Skepticism doesn't require you to be a logical positivist; it just requires that you base your knowledge on evidence and rational argument. As I've said many times, I'm happy to consider belief in a deity (or aliens or ghosts or what-have-you), but you better have some evidence to back you up.
So I do tend to be an objectivist; I think that the external world, and the evidence thereof, is the best basis we have for knowledge. This doesn't exclude such abstractions as love, justice, beauty, and so on, but it does make them seem rather fluid and insubstantial to me. Beauty, for example, is a definable concept, but it is hardly a thing with a "chemical structure," given the differences in standards of beauty from one person to another. Those things seem to me more as neurochemical phenomena in the brain.
As far as ethics and morality, that one is more easily explainable -- we're social primates. We've evolved to do what it takes to make the social structure cohere, because that gives our kids the best chance of survival. If we'd evolved from asocial animals -- leopards, say -- you can bet we'd have an entirely different sense of what constitutes right and wrong. As far as Dostoevsky, I simply think he's wrong. If he were right, there would be a higher crime rate amongst atheists, or in societies (like Sweden) with a high rate of atheism -- which is not true.

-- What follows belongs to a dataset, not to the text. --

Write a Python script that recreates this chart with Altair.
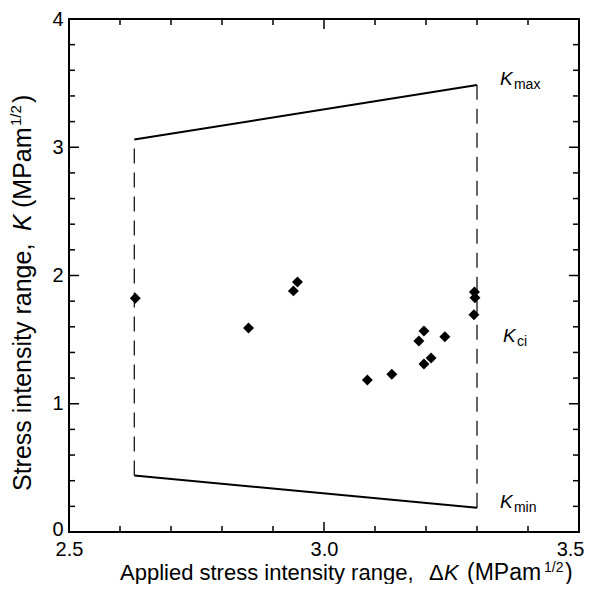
import altair as alt
import pandas as pd

# ---------------- data ----------------
dk_pts = [2.630, 2.852, 2.940, 2.948, 3.085, 3.133, 3.186, 3.196, 3.196, 3.210, 3.237, 3.294, 3.296, 3.295]
kci_pts = [1.822, 1.590, 1.880, 1.950, 1.185, 1.230, 1.490, 1.567, 1.310, 1.357, 1.523, 1.694, 1.827, 1.871]

env_dk = [2.628, 3.300]
env_kmax = [3.060, 3.485]
env_kmin = [0.440, 0.190]

x_tick_labels = [2.5, 3.0, 3.5]
y_tick_labels = [0, 1, 2, 3, 4]
x_major = [3.0]
x_minor = [2.6, 2.7, 2.8, 2.9, 3.1, 3.2, 3.3, 3.4]
y_major = [1, 2, 3]
y_minor = [0.2, 0.4, 0.6, 0.8, 1.2, 1.4, 1.6, 1.8, 2.2, 2.4, 2.6, 2.8, 3.2, 3.4, 3.6, 3.8]

label_names = ["max", "ci", "min"]
label_dk = [3.345, 3.351, 3.345]
label_k = [3.485, 1.480, 0.187]

# ---------------- layout ----------------
W, H = 510, 513
OX, OY = 69, 19   # page position of plot origin
FONT = "Liberation Sans"

xs = alt.Scale(domain=[2.5, 3.5], nice=False, zero=False)
ys = alt.Scale(domain=[0, 4], nice=False, zero=False)

ax_x = alt.Axis(values=x_tick_labels, format=".1f", title=None, labelFlush=False, labelPadding=7,
                labelAlign=alt.condition("datum.value >= 3.5", alt.value("right"), alt.value("center")),
                labelOffset=alt.condition("datum.value >= 3.5", alt.value(5), alt.value(0)))
ax_y = alt.Axis(values=y_tick_labels, format="d", title=None,
                labelOffset=alt.condition("datum.value == 0", alt.value(-3), alt.value(0)))


def X(field):
    return alt.X(field, type="quantitative", scale=xs, axis=ax_x)


def Y(field):
    return alt.Y(field, type="quantitative", scale=ys, axis=ax_y)


pts = pd.DataFrame({"dk": dk_pts, "k": kci_pts})
env = pd.DataFrame({"dk": env_dk, "kmax": env_kmax, "kmin": env_kmin})

points = alt.Chart(pts).mark_point(shape="diamond", filled=True, color="black",
                                   size=120, opacity=1).encode(x=X("dk"), y=Y("k"))

line_max = alt.Chart(env).mark_line(color="black", strokeWidth=2).encode(x=X("dk"), y=Y("kmax"))
line_min = alt.Chart(env).mark_line(color="black", strokeWidth=2).encode(x=X("dk"), y=Y("kmin"))
dashes = alt.Chart(env).mark_rule(color="black", strokeWidth=1.2, strokeDash=[15, 9]).encode(
    x=X("dk"), y=Y("kmin"), y2="kmax")

layers = [dashes, line_max, line_min, points]


# inward ticks
def xticks(vals, length):
    d = pd.DataFrame({"t": vals})
    bot = alt.Chart(d).mark_rule(color="black", strokeWidth=1.5).encode(
        x=X("t"), y=alt.value(H), y2=alt.value(H - length))
    top = alt.Chart(d).mark_rule(color="black", strokeWidth=1.5).encode(
        x=X("t"), y=alt.value(0), y2=alt.value(length))
    return [bot, top]


def yticks(vals, length):
    d = pd.DataFrame({"t": vals})
    left = alt.Chart(d).mark_rule(color="black", strokeWidth=1.5).encode(
        y=Y("t"), x=alt.value(0), x2=alt.value(length))
    right = alt.Chart(d).mark_rule(color="black", strokeWidth=1.5).encode(
        y=Y("t"), x=alt.value(W), x2=alt.value(W - length))
    return [left, right]


layers += xticks(x_minor, 6) + xticks(x_major, 10) + yticks(y_minor, 6) + yticks(y_major, 10)

# K labels
lab = pd.DataFrame({"dk": label_dk, "k": label_k, "sub": label_names})
k_big = alt.Chart(lab).mark_text(text="K", font=FONT, fontSize=19, fontStyle="italic",
                                 align="left", baseline="alphabetic", color="black").encode(
    x=X("dk"), y=Y("k"))
k_sub = alt.Chart(lab).mark_text(font=FONT, fontSize=14, align="left", baseline="alphabetic",
                                 color="black", dx=14, dy=4).encode(
    x=X("dk"), y=Y("k"), text="sub:N")
layers += [k_big, k_sub]

# axis titles built from pieces (page coordinates)
one = pd.DataFrame({"a": [0]})


def piece(s, px, py, size, italic=False, angle=0):
    return alt.Chart(one).mark_text(text=s, font=FONT, fontSize=size,
                                    fontStyle="italic" if italic else "normal",
                                    align="left", baseline="alphabetic", angle=angle,
                                    color="black").encode(
        x=alt.value(px - OX), y=alt.value(py - OY))


# x title
tb = 580
layers += [
    piece("Applied stress intensity range,", 120, tb, 22),
    piece("\u0394", 429, tb, 22),
    piece("K", 444, tb, 22, italic=True),
    piece("(MPam", 467, tb, 23),
    piece("1/2", 544, tb - 8, 14),
    piece(")", 565, tb, 23),
]

# y title (rotated, reads upward)
bx = 31
layers += [
    piece("Stress intensity range,", bx, 491, 25, angle=270),
    piece("K", bx, 231, 25, italic=True, angle=270),
    piece("(MPam", bx, 208, 25, angle=270),
    piece("1/2", bx - 10, 126, 15, angle=270),
    piece(")", bx, 103, 25, angle=270),
]

chart = alt.layer(*layers).properties(
    width=W, height=H,
    autosize=alt.AutoSizeParams(type="none"),
    padding={"left": OX - 8, "top": OY - 8, "right": 5, "bottom": 52},
).configure_view(stroke="black", strokeWidth=2).configure_axis(
    grid=False, domain=False, ticks=False, labelFont=FONT, labelFontSize=20,
    labelColor="black", labelPadding=6)

chart.save("out.html", embed_options={"renderer": "svg", "actions": False})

Interesting, too, that you ask me to defend my stance from philosophical grounds, and then say that I'm to accept free will because of "common sense." To me, the free will question has always turned on an undecidable proposition, but like I said: I'm not a philosopher. But I can, at least, see that if accepting free will took nothing more than common sense, the issue would have been settled centuries ago.
Interesting points. The debate, of course could go on forever, and has over much of the course of human existence.
DeleteI am glad you are ready to consider believing in a deity, if there is evidence to back it up. Of course, one could argue that there IS evidence of various kinds for God, and for Christianity. The book "Mere Christianity" by C.S. Lewis presents some of the most common arguments.
If agree that love, justice, and beauty are "neurochemical phenomena in the brain." If that's ALL they are though, what am I living for? What are my values? Just patterns of neurons firing in my brain? That's a disturbing idea, although I'm not saying it's wrong.
In regards to morality, it is certainly possible that we've "evolved" a moral code out of our need to survive, and also certainly true that godless people and civilizations can and do behave admirably. The problem is, how does an atheist express moral outrage, over say, the use of chemical weapons in Syria? It might make you feel bad for the people killed, but is it wrong? If so, why?
I agree that free will should not just be "accepted" based on common sense; I was just pointing out that it's hard to account for it if you're an atheist.
Overall, my point is that religious people are not all crazy or irrational. Humans, the universe, the self - investigating any of these leads to immense mysteries of every sort. Many of these mysteries simply cannot be investigated with science. Faced with such mystery, some people take a risk and make a leap of faith based on personal experiences, philosophical investigation, historical evidence, and testimony from people they trust. I think that's a reasonable approach, midway between the extremes of atheism on the one side, and superstition/credulity on the other.